(Work to do)
Omit every picture, and retype the lines that run from the beginning of the data below through the line containing "const A_censor = [54, 70];", inclusive.

(Supplied data)

____

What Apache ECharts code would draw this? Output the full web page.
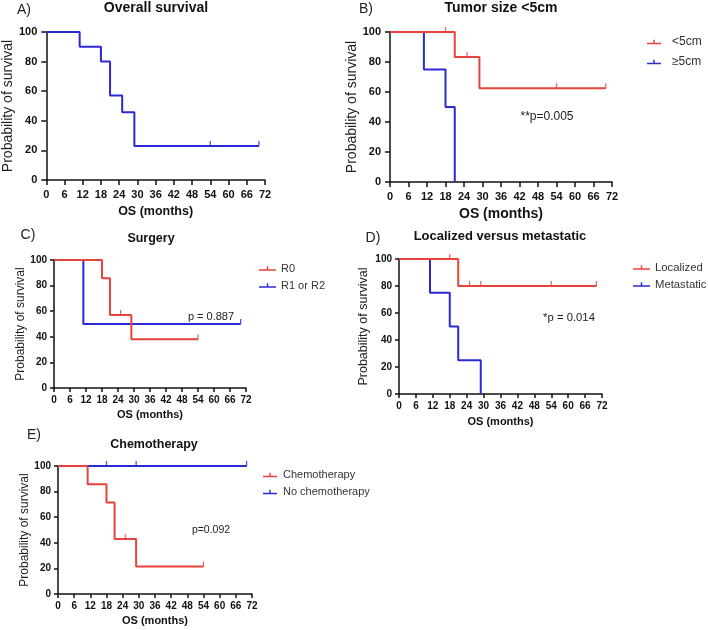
<!DOCTYPE html>
<html><head><meta charset="utf-8">
<script src="https://cdn.jsdelivr.net/npm/echarts@6/dist/echarts.min.js"></script>
<style>html,body{margin:0;padding:0;background:#fff}#c{width:708px;height:630px}</style>
</head><body><div id="c"></div>
<script>
// ---------- data ----------
const xTickValues = [0, 6, 12, 18, 24, 30, 36, 42, 48, 54, 60, 66, 72];
const yTickValues = [0, 20, 40, 60, 80, 100];

// A) Overall survival
const A_times  = [0, 11, 18, 21, 25, 29, 70];
const A_surv   = [100, 90, 80, 57.1, 45.7, 22.9, 22.9];
const A_censor = [54, 70];

// B) Tumor size <5cm
const B_lt5_times  = [0, 21, 29, 70];
const B_lt5_surv   = [100, 83.3, 62.5, 62.5];
const B_lt5_censor = [18, 25, 54, 70];
const B_ge5_times  = [0, 11, 18, 21];
const B_ge5_surv   = [100, 75, 50, 0];
const B_ge5_censor = [];

// C) Surgery
const C_r0_times   = [0, 18, 21, 29, 54];
const C_r0_surv    = [100, 85.7, 57.1, 38.1, 38.1];
const C_r0_censor  = [25, 54];
const C_r12_times  = [0, 11, 70];
const C_r12_surv   = [100, 50, 50];
const C_r12_censor = [70];

// D) Localized versus metastatic
const D_loc_times  = [0, 21, 70];
const D_loc_surv   = [100, 80, 80];
const D_loc_censor = [18, 25, 29, 54, 70];
const D_met_times  = [0, 11, 18, 21, 29];
const D_met_surv   = [100, 75, 50, 25, 0];
const D_met_censor = [];

// E) Chemotherapy
const E_ch_times   = [0, 11, 18, 21, 29, 54];
const E_ch_surv    = [100, 85.7, 71.4, 42.9, 21.4, 21.4];
const E_ch_censor  = [25, 54];
const E_no_times   = [0, 70];
const E_no_surv    = [100, 100];
const E_no_censor  = [18, 29, 70];

const pValues = ['**p=0.005', 'p = 0.887', '*p = 0.014', 'p=0.092'];

// ---------- styling ----------
const FONT = "'Liberation Sans', Arial, Helvetica, sans-serif";
const BLUE = '#2a2ad4';
const RED = '#e5433b';

function survAt(times, surv, t) {
  let v = surv[0];
  for (let i = 0; i < times.length; i++) if (times[i] <= t) v = surv[i];
  return v;
}

const panels = [
  { grid: {left: 46, top: 32, width: 219, height: 148}, tick: 11, tickLen: 5, margin: 9,
    xNameSize: 12.5, xNameGap: 25, yNameSize: 14, yNameGap: 27,
    curves: [{name: 'Overall', color: BLUE, t: A_times, s: A_surv, c: A_censor}] },
  { grid: {left: 390, top: 32, width: 222, height: 150}, tick: 11, tickLen: 5, margin: 9,
    xNameSize: 14, xNameGap: 25, yNameSize: 14, yNameGap: 31,
    curves: [{name: '≥5cm', color: BLUE, t: B_ge5_times, s: B_ge5_surv, c: B_ge5_censor},
             {name: '<5cm', color: RED, t: B_lt5_times, s: B_lt5_surv, c: B_lt5_censor}],
    legend: {left: 647, top: 36, data: ['<5cm', '≥5cm'], size: 12, gap: 8, vis: 14, box: 20} },
  { grid: {left: 54, top: 260, width: 192, height: 128}, tick: 10, tickLen: 4, margin: 7,
    xNameSize: 11, xNameGap: 21, yNameSize: 12, yNameGap: 26,
    curves: [{name: 'R1 or R2', color: BLUE, t: C_r12_times, s: C_r12_surv, c: C_r12_censor},
             {name: 'R0', color: RED, t: C_r0_times, s: C_r0_surv, c: C_r0_censor}],
    legend: {left: 259, top: 263, data: ['R0', 'R1 or R2'], size: 11, gap: 6, vis: 17, box: 17} },
  { grid: {left: 399, top: 259, width: 203, height: 135}, tick: 10, tickLen: 4, margin: 7,
    xNameSize: 11, xNameGap: 22, yNameSize: 12.5, yNameGap: 29,
    curves: [{name: 'Metastatic', color: BLUE, t: D_met_times, s: D_met_surv, c: D_met_censor},
             {name: 'Localized', color: RED, t: D_loc_times, s: D_loc_surv, c: D_loc_censor}],
    legend: {left: 633, top: 262, data: ['Localized', 'Metastatic'], size: 11.3, gap: 6, vis: 17, box: 17} },
  { grid: {left: 58, top: 466, width: 194, height: 128}, tick: 10, tickLen: 4, margin: 7,
    xNameSize: 11, xNameGap: 21, yNameSize: 12, yNameGap: 26,
    curves: [{name: 'No chemotherapy', color: BLUE, t: E_no_times, s: E_no_surv, c: E_no_censor},
             {name: 'Chemotherapy', color: RED, t: E_ch_times, s: E_ch_surv, c: E_ch_censor}],
    legend: {left: 263, top: 469.5, data: ['Chemotherapy', 'No chemotherapy'], size: 11, gap: 6, vis: 14, box: 15} }
];

const texts = [
  {x: 24, y: 10, t: 'A)', size: 14, bold: false},
  {x: 156, y: 8, t: 'Overall survival', size: 14, bold: true},
  {x: 366, y: 9, t: 'B)', size: 14, bold: false},
  {x: 501, y: 8, t: 'Tumor size <5cm', size: 14, bold: true},
  {x: 28, y: 235, t: 'C)', size: 14, bold: false},
  {x: 151, y: 239, t: 'Surgery', size: 12.5, bold: true},
  {x: 373, y: 238, t: 'D)', size: 14, bold: false},
  {x: 500, y: 236, t: 'Localized versus metastatic', size: 13, bold: true},
  {x: 34, y: 435, t: 'E)', size: 14, bold: false},
  {x: 154, y: 445, t: 'Chemotherapy', size: 12.5, bold: true},
  {x: 547, y: 117, t: pValues[0], size: 12, bold: false},
  {x: 211, y: 317, t: pValues[1], size: 11, bold: false},
  {x: 569, y: 318, t: pValues[2], size: 11.3, bold: false},
  {x: 211, y: 530, t: pValues[3], size: 10.5, bold: false}
];

function iconPath(vis, box) {
  const m = vis / 2;
  return 'path://M0,3 L' + vis + ',3 L' + vis + ',4.5 L0,4.5 Z M' + (m - 0.7) + ',0 L' + (m + 0.7) + ',0 L' + (m + 0.7) + ',3 L' + (m - 0.7) + ',3 Z' +
    (box > vis ? ' M' + box + ',0 L' + box + ',4.5' : '');
}

const grid = [], xAxis = [], yAxis = [], series = [], legend = [];
panels.forEach((p, i) => {
  grid.push(Object.assign({containLabel: false}, p.grid));
  const axisCommon = {
    axisLine: {show: true, onZero: false, lineStyle: {color: '#111', width: 1.5}},
    axisTick: {show: true, inside: false, length: p.tickLen, lineStyle: {color: '#111', width: 1.5}},
    splitLine: {show: false},
    nameLocation: 'middle'
  };
  xAxis.push(Object.assign({}, axisCommon, {
    type: 'value', gridIndex: i, min: xTickValues[0], max: xTickValues[xTickValues.length - 1], interval: 6,
    axisLabel: {fontFamily: FONT, fontSize: p.tick, fontWeight: 'bold', color: '#111', margin: p.margin},
    name: 'OS (months)', nameGap: p.xNameGap,
    nameTextStyle: {fontFamily: FONT, fontSize: p.xNameSize, fontWeight: 'bold', color: '#111'}
  }));
  yAxis.push(Object.assign({}, axisCommon, {
    type: 'value', gridIndex: i, min: yTickValues[0], max: yTickValues[yTickValues.length - 1], interval: 20,
    axisLabel: {fontFamily: FONT, fontSize: p.tick, fontWeight: 'bold', color: '#111', margin: p.margin},
    name: 'Probability of survival', nameGap: p.yNameGap, nameRotate: 90,
    nameTextStyle: {fontFamily: FONT, fontSize: p.yNameSize, color: '#222'}
  }));
  p.curves.forEach((c, k) => {
    series.push({
      type: 'line', name: c.name, xAxisIndex: i, yAxisIndex: i, step: 'end',
      data: c.t.map((t, j) => [t, c.s[j]]),
      showSymbol: false, symbol: 'none', clip: false, silent: true,
      color: c.color, lineStyle: {color: c.color, width: 2}, z: 2 + k
    });
    if (c.c.length) {
      series.push({
        type: 'scatter', name: c.name + ' censored', xAxisIndex: i, yAxisIndex: i,
        data: c.c.map(t => [t, survAt(c.t, c.s, t)]),
        symbol: 'rect', symbolSize: [1.3, 5], symbolOffset: [0, -2.5], clip: false, silent: true,
        itemStyle: {color: c.color}, z: 5
      });
    }
  });
  if (p.legend) {
    const L = p.legend;
    legend.push({
      orient: 'vertical', left: L.left, top: L.top, padding: 0, itemGap: L.gap,
      itemWidth: L.box, itemHeight: 4.5, icon: iconPath(L.vis, L.box), selectedMode: false,
      data: L.data, itemStyle: {borderWidth: 0},
      textStyle: {fontFamily: FONT, fontSize: L.size, color: '#333'}
    });
  }
});

const graphic = texts.map(t => ({
  type: 'text', x: t.x, y: t.y, silent: true,
  style: {text: t.t, fill: t.bold ? '#111' : '#222', align: 'center', verticalAlign: 'middle',
          font: (t.bold ? 'bold ' : '') + t.size + 'px ' + FONT}
}));

const chart = echarts.init(document.getElementById('c'), null, {renderer: 'canvas'});
chart.setOption({
  animation: false,
  backgroundColor: '#fff',
  grid, xAxis, yAxis, series, legend, graphic
});
</script></body></html>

____

(Complete answer)
What Apache ECharts code would draw this? Output the full web page.
<!DOCTYPE html>
<html><head><meta charset="utf-8">
<script src="https://cdn.jsdelivr.net/npm/echarts@6/dist/echarts.min.js"></script>
<style>html,body{margin:0;padding:0;background:#fff}#c{width:708px;height:630px}</style>
</head><body><div id="c"></div>
<script>
// ---------- data ----------
const xTickValues = [0, 6, 12, 18, 24, 30, 36, 42, 48, 54, 60, 66, 72];
const yTickValues = [0, 20, 40, 60, 80, 100];

// A) Overall survival
const A_times  = [0, 11, 18, 21, 25, 29, 70];
const A_surv   = [100, 90, 80, 57.1, 45.7, 22.9, 22.9];
const A_censor = [54, 70];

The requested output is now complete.